I don’t know if it is due to Hydra or not … However, I’m debugging the code (the problematic part is the following):

checkpoint_callback = ModelCheckpoint(
    monitor='val_loss',
    dirpath=f'{BASEPATH}/.checkpoints/{cfg.model.name}/{cfg.data.task}/{cfg.seed}-{cfg.data.dataset}/',
    filename='{epoch:02d}-{val_loss:.2f}-{val_acc:.2f}',
    save_top_k=3,
    mode='min'
)

# popolate the config trainer with configurations
trainer = pl.Trainer(
    **cfg.trainer, 
    # when strategy:'ddp' and find_unused_parameters:False, 
    strategy= DDPStrategy(find_unused_parameters=False) 
        if cfg.custom_trainer.strategy == 'ddp' and 
            cfg.custom_trainer.find_unused_parameters == False 
        else 'ddp',
    logger = wandb_logger,
    callbacks=[early_stop_callback, checkpoint_callback],
)

trainer.fit(model, train_loader, val_loader)

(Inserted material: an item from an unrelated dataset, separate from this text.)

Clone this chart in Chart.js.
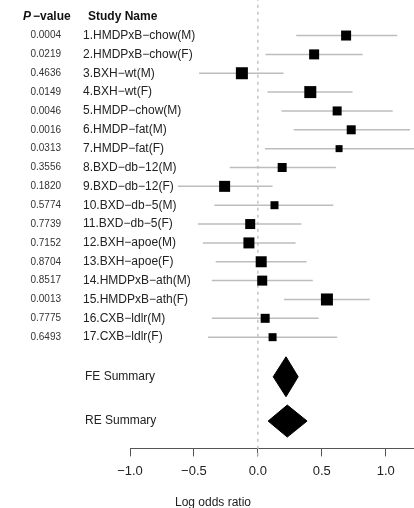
<!DOCTYPE html>
<html>
<head>
<meta charset="utf-8">
<script src="https://cdn.jsdelivr.net/npm/chart.js@4.4.1/dist/chart.umd.min.js"></script>
<style>
  html, body { margin: 0; padding: 0; background: #fff; }
  #wrap { width: 414px; height: 508px; }
</style>
</head>
<body>
<div id="wrap"><canvas id="forest"></canvas></div>
<script>
// study data
const studies = [
  '1.HMDPxB\u2212chow(M)', '2.HMDPxB\u2212chow(F)', '3.BXH\u2212wt(M)', '4.BXH\u2212wt(F)',
  '5.HMDP\u2212chow(M)', '6.HMDP\u2212fat(M)', '7.HMDP\u2212fat(F)', '8.BXD\u2212db\u221212(M)',
  '9.BXD\u2212db\u221212(F)', '10.BXD\u2212db\u22125(M)', '11.BXD\u2212db\u22125(F)', '12.BXH\u2212apoe(M)',
  '13.BXH\u2212apoe(F)', '14.HMDPxB\u2212ath(M)', '15.HMDPxB\u2212ath(F)', '16.CXB\u2212ldlr(M)',
  '17.CXB\u2212ldlr(F)'
];
const pValues = ['0.0004', '0.0219', '0.4636', '0.0149', '0.0046', '0.0016', '0.0313', '0.3556',
  '0.1820', '0.5774', '0.7739', '0.7152', '0.8704', '0.8517', '0.0013', '0.7775', '0.6493'];
const groups = ['sig', 'sig', 'neg', 'sig', 'sig', 'sig', 'ns', 'ns',
  'neg', 'ns', 'ns', 'neg', 'ns', 'ns', 'sig', 'ns', 'ns'];
const estimate = [0.69, 0.44, -0.125, 0.41, 0.62, 0.73, 0.635, 0.19,
  -0.26, 0.13, -0.06, -0.07, 0.026, 0.034, 0.54, 0.057, 0.115];
const lower = [0.30, 0.06, -0.46, 0.075, 0.185, 0.28, 0.055, -0.22,
  -0.625, -0.34, -0.47, -0.43, -0.33, -0.36, 0.205, -0.36, -0.39];
const upper = [1.09, 0.82, 0.20, 0.74, 1.055, 1.19, 1.25, 0.61,
  0.115, 0.59, 0.34, 0.295, 0.38, 0.43, 0.875, 0.475, 0.62];
const weight = [10, 10, 12, 12, 9, 9, 7, 9, 11, 8, 10, 11, 11, 10, 12, 9, 8];

const summaryNames = ['FE Summary', 'RE Summary'];
const summaryEst = [0.22, 0.23];
const summaryLower = [0.12, 0.08];
const summaryUpper = [0.315, 0.385];

const tickValues = [-1.0, -0.5, 0.0, 0.5, 1.0];

// layout helpers
const groupColor = { sig: '#ee1f1f', neg: '#1616ee', ns: '#2fc42f' };
const rowOf = i => i + 1;
const summaryRows = [19.1, 21.45];
const diamondHalf = [1.06, 0.85];
const dotX = -1.43;
const font = 'Liberation Sans, Arial, Helvetica, sans-serif';

const datasets = [];

// zero reference line
datasets.push({
  type: 'line', data: [{ x: 0, y: -1 }, { x: 0, y: 23.35 }],
  borderColor: '#c4c4c4', borderWidth: 1.5, borderDash: [3, 4],
  pointRadius: 0, clip: false, order: 5
});

// confidence interval lines
studies.forEach((s, i) => {
  datasets.push({
    type: 'line', data: [{ x: lower[i], y: rowOf(i) }, { x: upper[i], y: rowOf(i) }],
    borderColor: '#bdbdbd', borderWidth: 1.5, pointRadius: 0, clip: false, order: 4
  });
});

// study estimates (square sized by weight)
datasets.push({
  type: 'scatter',
  data: estimate.map((v, i) => ({ x: v, y: rowOf(i) })),
  pointStyle: 'rect',
  pointRadius: weight.map(w => w / Math.SQRT2),
  backgroundColor: '#000', borderColor: '#000', borderWidth: 0,
  clip: false, order: 1
});

// coloured dots in the label column
datasets.push({
  type: 'scatter',
  data: studies.map((s, i) => ({ x: dotX, y: rowOf(i) })),
  pointStyle: 'circle', pointRadius: 4.5,
  backgroundColor: groups.map(g => groupColor[g]), borderWidth: 0,
  clip: false, order: 1
});

// summary diamonds
summaryNames.forEach((n, k) => {
  const y = summaryRows[k], h = diamondHalf[k];
  datasets.push({
    type: 'line',
    data: [
      { x: summaryLower[k], y: y }, { x: summaryEst[k], y: y - h },
      { x: summaryUpper[k], y: y }, { x: summaryEst[k], y: y + h },
      { x: summaryLower[k], y: y }
    ],
    borderColor: '#000', borderWidth: 1, backgroundColor: '#000',
    fill: 'shape', pointRadius: 0, tension: 0, clip: false, order: 2
  });
});

const textPlugin = {
  id: 'forestText',
  afterDraw(chart) {
    const { ctx, scales: { y } } = chart;
    ctx.save();
    ctx.textBaseline = 'middle';

    // header
    ctx.fillStyle = '#111';
    ctx.font = 'italic bold 12px ' + font;
    ctx.textAlign = 'left';
    ctx.fillText('P', 23, 17);
    ctx.font = 'bold 12px ' + font;
    ctx.fillText('\u2212value', 33, 17);
    ctx.fillText('Study Name', 88, 17);

    studies.forEach((s, i) => {
      const py = y.getPixelForValue(rowOf(i));
      ctx.fillStyle = '#333';
      ctx.font = '10px ' + font;
      ctx.textAlign = 'right';
      ctx.fillText(pValues[i], 61, py);
      ctx.fillStyle = '#222';
      ctx.font = '12px ' + font;
      ctx.textAlign = 'left';
      ctx.fillText(s, 83, py);
    });

    ctx.font = '12px ' + font;
    ctx.fillStyle = '#222';
    ctx.textAlign = 'left';
    summaryNames.forEach((n, k) => {
      ctx.fillText(n, 85, y.getPixelForValue(summaryRows[k]));
    });

    ctx.textAlign = 'center';
    ctx.fillText('Log odds ratio', 213, 503);
    ctx.restore();
  }
};

new Chart(document.getElementById('forest'), {
  type: 'scatter',
  data: { datasets },
  options: {
    responsive: true,
    maintainAspectRatio: false,
    animation: false,
    layout: { autoPadding: false, padding: { left: 130, right: 0, top: 0, bottom: 22 } },
    plugins: { legend: { display: false }, tooltip: { enabled: false } },
    scales: {
      x: {
        type: 'linear', min: -1, max: 1.221,
        afterBuildTicks: scale => { scale.ticks = tickValues.map(v => ({ value: v })); },
        afterFit: scale => {
          scale.paddingLeft = 0; scale.paddingRight = 0;
          scale.paddingTop = 0; scale.paddingBottom = 0;
        },
        grid: { display: true, drawOnChartArea: false, drawTicks: true, tickLength: 8, color: '#555', lineWidth: 1 },
        border: { display: true, color: '#555', width: 1 },
        ticks: {
          padding: 7, color: '#222',
          font: { family: font, size: 13 },
          callback: v => v.toFixed(1).replace('-', '\u2212')
        }
      },
      y: {
        type: 'linear', reverse: true, min: -0.885, max: 22.9, display: false
      }
    }
  },
  plugins: [textPlugin]
});
</script>
</body>
</html>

# Load the best checkpoint
best_checkpoint_path = trainer.checkpoint_callback.best_model_path
print(f"Loading best checkpoint from {best_checkpoint_path}")
model = model.load_from_checkpoint(best_checkpoint_path)

When I’m debugging, when one subprocess reaches the _load function inside cloud_io.py, the file doesn’t exist yet as another process is in the function for writing it. How can I wait for the checkpoint to be written before trying to load the weights?

I don’t like having to force users to remove %s from their run dir because we should strive to have Hydra work with little friction. @omry I don’t think manually appending hydra.run.dir=os.getcwd() would fix the issue as this would override the user’s specified run directory right?

I am proposing to do it when spawning the ddp. basically, at that point - os.getcwd() should point to the actual output directory generated by Hydra. I will probably provide an API to access the generated output directory in the future, but it’s not there yet and os.getcwd() is pretty close.

  • User start app
  • Hydra generates output dir and chdir
  • User function is running with the output directory as the cwd
  • User is calling PL to spawn DDP, cwd is still in the working dir.
  • PL append hydra.run.dir=os.getcwd() to child processes, ensuring that they share the same working directory as the parent process.

Side issues: You can also disable the .hydra directroy and the logging configuration for the child processes. See https://github.com/facebookresearch/hydra/issues/910 for workarounds:

I have also run into the issue @awaelchli mentioned independent of hydra launching. Thanks for the fix! I’ll try pulling it down to see if it makes a difference in this context 🙂 .

Hey @inzouzouwetrust could you reproduce via the bug_report_model I shared with you and paste it here? Will help me debug

EDIT: it’s in the main issue, missed it… I assume it needs the config’s to be specified in the repo as well!